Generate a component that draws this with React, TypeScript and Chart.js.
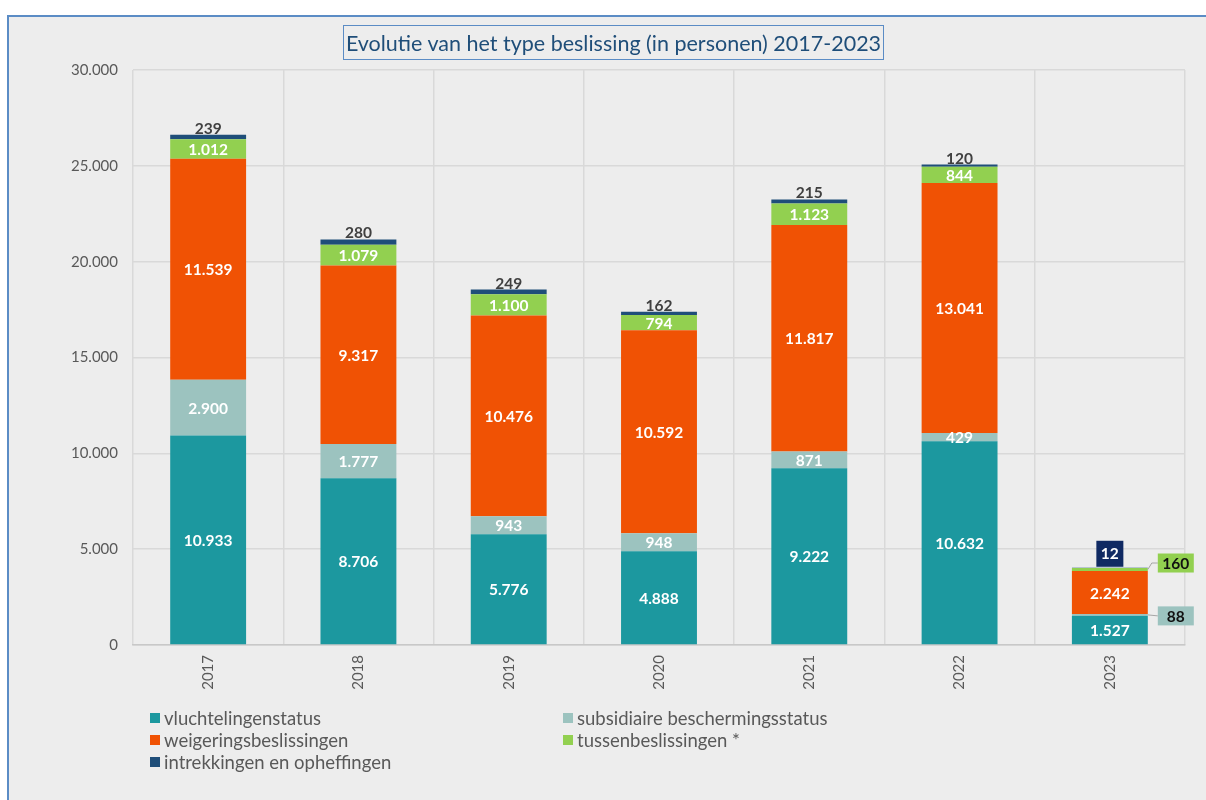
import React, { useEffect, useRef } from 'react';
import { Chart, registerables } from 'chart.js';

Chart.register(...registerables);

const categories = ['2017', '2018', '2019', '2020', '2021', '2022', '2023'];
const vluchtelingenstatus = [10933, 8706, 5776, 4888, 9222, 10632, 1527];
const subsidiair = [2900, 1777, 943, 948, 871, 429, 88];
const weigeringen = [11539, 9317, 10476, 10592, 11817, 13041, 2242];
const tussenbeslissingen = [1012, 1079, 1100, 794, 1123, 844, 160];
const intrekkingen = [239, 280, 249, 162, 215, 120, 12];

const seriesNames = [
  'vluchtelingenstatus',
  'subsidiaire beschermingsstatus',
  'weigeringsbeslissingen',
  'tussenbeslissingen *',
  'intrekkingen en opheffingen',
];
const seriesColors = ['#1C989F', '#9CC3BF', '#F05204', '#92D050', '#1F4E79'];

const FONT = 'Lato, "Open Sans", sans-serif';

const fmt = (n: number) => String(n).replace(/\B(?=(\d{3})+(?!\d))/g, '.');

const labelPlugin = {
  id: 'segLabels',
  afterDatasetsDraw(chart: any) {
    const ctx = chart.ctx;
    const last = categories.length - 1;
    ctx.save();
    ctx.font = `bold 15.5px ${FONT}`;
    ctx.textAlign = 'center';
    chart.data.datasets.forEach((ds: any, di: number) => {
      const meta = chart.getDatasetMeta(di);
      meta.data.forEach((el: any, i: number) => {
        const v = ds.data[i];
        const text = fmt(v);
        const { x, y, base, width } = el.getProps(['x', 'y', 'base', 'width'], true);
        const mid = (y + base) / 2;
        if (i === last && (di === 1 || di === 3 || di === 4)) {
          const right = x + width / 2;
          if (di === 4) {
            const bw = 27, bh = 26;
            ctx.fillStyle = '#102A63';
            ctx.fillRect(x - bw / 2, y - bh - 1, bw, bh);
            ctx.fillStyle = '#FFFFFF';
            ctx.textBaseline = 'middle';
            ctx.fillText(text, x, y - bh / 2 - 1);
          } else {
            const by = di === 3 ? y - 5 : mid + 1;
            const bx = right + 10;
            const bw = 36, bh = 19;
            ctx.strokeStyle = '#A6A6A6';
            ctx.lineWidth = 1;
            ctx.beginPath();
            if (di === 3) {
              ctx.moveTo(right, mid);
              ctx.lineTo(right + 4, by);
              ctx.lineTo(bx, by);
            } else {
              ctx.moveTo(right, mid);
              ctx.lineTo(bx, by);
            }
            ctx.stroke();
            ctx.fillStyle = seriesColors[di];
            ctx.fillRect(bx, by - bh / 2, bw, bh);
            ctx.fillStyle = '#111111';
            ctx.textBaseline = 'middle';
            ctx.fillText(text, bx + bw / 2, by + 1);
          }
          return;
        }
        if (di === 4) {
          ctx.fillStyle = '#404040';
          ctx.textBaseline = 'alphabetic';
          ctx.fillText(text, x, y - 1);
        } else {
          ctx.fillStyle = '#FFFFFF';
          ctx.textBaseline = 'middle';
          ctx.fillText(text, x, mid + 1);
        }
      });
    });
    ctx.restore();
  },
};

export default function App() {
  const ref = useRef<HTMLCanvasElement>(null);
  useEffect(() => {
    if (!ref.current) return;
    const dataArrays = [vluchtelingenstatus, subsidiair, weigeringen, tussenbeslissingen, intrekkingen];
    const chart = new Chart(ref.current, {
      type: 'bar',
      data: {
        labels: categories,
        datasets: dataArrays.map((d, i) => ({
          label: seriesNames[i],
          data: d,
          backgroundColor: seriesColors[i],
          borderWidth: 0,
          categoryPercentage: 1,
          barPercentage: 0.505,
        })),
      },
      options: {
        responsive: false,
        animation: false,
        layout: { padding: { top: 70, right: 21, left: 0, bottom: 0 } },
        plugins: {
          legend: { display: false },
          title: { display: false },
          tooltip: { enabled: false },
        },
        scales: {
          x: {
            stacked: true,
            grid: { offset: true, color: '#D9D9D9', lineWidth: 1.5, drawTicks: false },
            border: { display: true, color: '#C8C8C8', width: 1.5 },
            ticks: {
              minRotation: 90,
              maxRotation: 90,
              color: '#595959',
              padding: 10,
              font: { family: FONT, size: 15 },
            },
            afterFit: (s: any) => {
              s.height = 155;
            },
          },
          y: {
            stacked: true,
            min: 0,
            max: 30000,
            grid: { color: '#D9D9D9', lineWidth: 1.5, drawTicks: false },
            border: { display: false },
            ticks: {
              stepSize: 5000,
              color: '#595959',
              padding: 15,
              font: { family: FONT, size: 15 },
              callback: (v: any) => fmt(Number(v)),
            },
            afterFit: (s: any) => {
              s.width = 133;
            },
          },
        },
      },
      plugins: [labelPlugin],
    });
    return () => chart.destroy();
  }, []);

  const legendItems = [
    { i: 0, x: 150, y: 718 },
    { i: 1, x: 563, y: 718 },
    { i: 2, x: 150, y: 740 },
    { i: 3, x: 563, y: 740 },
    { i: 4, x: 150, y: 762 },
  ];

  return (
    <div style={{ position: 'fixed', left: 0, top: 0, width: 1206, height: 800, background: '#FFFFFF', overflow: 'hidden' }}>
      <div
        style={{
          position: 'absolute',
          left: 7,
          top: 15,
          width: 1199,
          height: 785,
          background: '#EDEDED',
          borderLeft: '2px solid #5B8CC5',
          borderTop: '2px solid #5B8CC5',
          boxSizing: 'border-box',
        }}
      />
      <canvas ref={ref} width={1206} height={800} style={{ position: 'absolute', left: 0, top: 0 }} />
      <div
        style={{
          position: 'absolute',
          left: 343,
          top: 25,
          width: 541,
          height: 35,
          border: '1px solid #5B8CC5',
          boxSizing: 'border-box',
          color: '#1F4E79',
          fontFamily: FONT,
          fontSize: 21.5,
          display: 'flex',
          alignItems: 'center',
          justifyContent: 'center',
          whiteSpace: 'nowrap',
        }}
      >
        Evolutie van het type beslissing (in personen) 2017-2023
      </div>
      {legendItems.map((it) => (
        <div
          key={it.i}
          style={{
            position: 'absolute',
            left: it.x,
            top: it.y - 11,
            height: 22,
            display: 'flex',
            alignItems: 'center',
            fontFamily: FONT,
            fontSize: 18.5,
            color: '#595959',
            whiteSpace: 'nowrap',
          }}
        >
          <span style={{ display: 'inline-block', width: 10, height: 10, background: seriesColors[it.i], marginRight: 4 }} />
          {seriesNames[it.i]}
        </div>
      ))}
    </div>
  );
}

○ ○ ○ ○

● **GOAL**:
Without including any pictures, reproduce the listing exactly.

● **FINAL RESULT**:
Generate a component that draws this with React, TypeScript and Chart.js.
import React, { useEffect, useRef } from 'react';
import { Chart, registerables } from 'chart.js';

Chart.register(...registerables);

const categories = ['2017', '2018', '2019', '2020', '2021', '2022', '2023'];
const vluchtelingenstatus = [10933, 8706, 5776, 4888, 9222, 10632, 1527];
const subsidiair = [2900, 1777, 943, 948, 871, 429, 88];
const weigeringen = [11539, 9317, 10476, 10592, 11817, 13041, 2242];
const tussenbeslissingen = [1012, 1079, 1100, 794, 1123, 844, 160];
const intrekkingen = [239, 280, 249, 162, 215, 120, 12];

const seriesNames = [
  'vluchtelingenstatus',
  'subsidiaire beschermingsstatus',
  'weigeringsbeslissingen',
  'tussenbeslissingen *',
  'intrekkingen en opheffingen',
];
const seriesColors = ['#1C989F', '#9CC3BF', '#F05204', '#92D050', '#1F4E79'];

const FONT = 'Lato, "Open Sans", sans-serif';

const fmt = (n: number) => String(n).replace(/\B(?=(\d{3})+(?!\d))/g, '.');

const labelPlugin = {
  id: 'segLabels',
  afterDatasetsDraw(chart: any) {
    const ctx = chart.ctx;
    const last = categories.length - 1;
    ctx.save();
    ctx.font = `bold 15.5px ${FONT}`;
    ctx.textAlign = 'center';
    chart.data.datasets.forEach((ds: any, di: number) => {
      const meta = chart.getDatasetMeta(di);
      meta.data.forEach((el: any, i: number) => {
        const v = ds.data[i];
        const text = fmt(v);
        const { x, y, base, width } = el.getProps(['x', 'y', 'base', 'width'], true);
        const mid = (y + base) / 2;
        if (i === last && (di === 1 || di === 3 || di === 4)) {
          const right = x + width / 2;
          if (di === 4) {
            const bw = 27, bh = 26;
            ctx.fillStyle = '#102A63';
            ctx.fillRect(x - bw / 2, y - bh - 1, bw, bh);
            ctx.fillStyle = '#FFFFFF';
            ctx.textBaseline = 'middle';
            ctx.fillText(text, x, y - bh / 2 - 1);
          } else {
            const by = di === 3 ? y - 5 : mid + 1;
            const bx = right + 10;
            const bw = 36, bh = 19;
            ctx.strokeStyle = '#A6A6A6';
            ctx.lineWidth = 1;
            ctx.beginPath();
            if (di === 3) {
              ctx.moveTo(right, mid);
              ctx.lineTo(right + 4, by);
              ctx.lineTo(bx, by);
            } else {
              ctx.moveTo(right, mid);
              ctx.lineTo(bx, by);
            }
            ctx.stroke();
            ctx.fillStyle = seriesColors[di];
            ctx.fillRect(bx, by - bh / 2, bw, bh);
            ctx.fillStyle = '#111111';
            ctx.textBaseline = 'middle';
            ctx.fillText(text, bx + bw / 2, by + 1);
          }
          return;
        }
        if (di === 4) {
          ctx.fillStyle = '#404040';
          ctx.textBaseline = 'alphabetic';
          ctx.fillText(text, x, y - 1);
        } else {
          ctx.fillStyle = '#FFFFFF';
          ctx.textBaseline = 'middle';
          ctx.fillText(text, x, mid + 1);
        }
      });
    });
    ctx.restore();
  },
};

export default function App() {
  const ref = useRef<HTMLCanvasElement>(null);
  useEffect(() => {
    if (!ref.current) return;
    const dataArrays = [vluchtelingenstatus, subsidiair, weigeringen, tussenbeslissingen, intrekkingen];
    const chart = new Chart(ref.current, {
      type: 'bar',
      data: {
        labels: categories,
        datasets: dataArrays.map((d, i) => ({
          label: seriesNames[i],
          data: d,
          backgroundColor: seriesColors[i],
          borderWidth: 0,
          categoryPercentage: 1,
          barPercentage: 0.505,
        })),
      },
      options: {
        responsive: false,
        animation: false,
        layout: { padding: { top: 70, right: 21, left: 0, bottom: 0 } },
        plugins: {
          legend: { display: false },
          title: { display: false },
          tooltip: { enabled: false },
        },
        scales: {
          x: {
            stacked: true,
            grid: { offset: true, color: '#D9D9D9', lineWidth: 1.5, drawTicks: false },
            border: { display: true, color: '#C8C8C8', width: 1.5 },
            ticks: {
              minRotation: 90,
              maxRotation: 90,
              color: '#595959',
              padding: 10,
              font: { family: FONT, size: 15 },
            },
            afterFit: (s: any) => {
              s.height = 155;
            },
          },
          y: {
            stacked: true,
            min: 0,
            max: 30000,
            grid: { color: '#D9D9D9', lineWidth: 1.5, drawTicks: false },
            border: { display: false },
            ticks: {
              stepSize: 5000,
              color: '#595959',
              padding: 15,
              font: { family: FONT, size: 15 },
              callback: (v: any) => fmt(Number(v)),
            },
            afterFit: (s: any) => {
              s.width = 133;
            },
          },
        },
      },
      plugins: [labelPlugin],
    });
    return () => chart.destroy();
  }, []);

  const legendItems = [
    { i: 0, x: 150, y: 718 },
    { i: 1, x: 563, y: 718 },
    { i: 2, x: 150, y: 740 },
    { i: 3, x: 563, y: 740 },
    { i: 4, x: 150, y: 762 },
  ];

  return (
    <div style={{ position: 'fixed', left: 0, top: 0, width: 1206, height: 800, background: '#FFFFFF', overflow: 'hidden' }}>
      <div
        style={{
          position: 'absolute',
          left: 7,
          top: 15,
          width: 1199,
          height: 785,
          background: '#EDEDED',
          borderLeft: '2px solid #5B8CC5',
          borderTop: '2px solid #5B8CC5',
          boxSizing: 'border-box',
        }}
      />
      <canvas ref={ref} width={1206} height={800} style={{ position: 'absolute', left: 0, top: 0 }} />
      <div
        style={{
          position: 'absolute',
          left: 343,
          top: 25,
          width: 541,
          height: 35,
          border: '1px solid #5B8CC5',
          boxSizing: 'border-box',
          color: '#1F4E79',
          fontFamily: FONT,
          fontSize: 21.5,
          display: 'flex',
          alignItems: 'center',
          justifyContent: 'center',
          whiteSpace: 'nowrap',
        }}
      >
        Evolutie van het type beslissing (in personen) 2017-2023
      </div>
      {legendItems.map((it) => (
        <div
          key={it.i}
          style={{
            position: 'absolute',
            left: it.x,
            top: it.y - 11,
            height: 22,
            display: 'flex',
            alignItems: 'center',
            fontFamily: FONT,
            fontSize: 18.5,
            color: '#595959',
            whiteSpace: 'nowrap',
          }}
        >
          <span style={{ display: 'inline-block', width: 10, height: 10, background: seriesColors[it.i], marginRight: 4 }} />
          {seriesNames[it.i]}
        </div>
      ))}
    </div>
  );
}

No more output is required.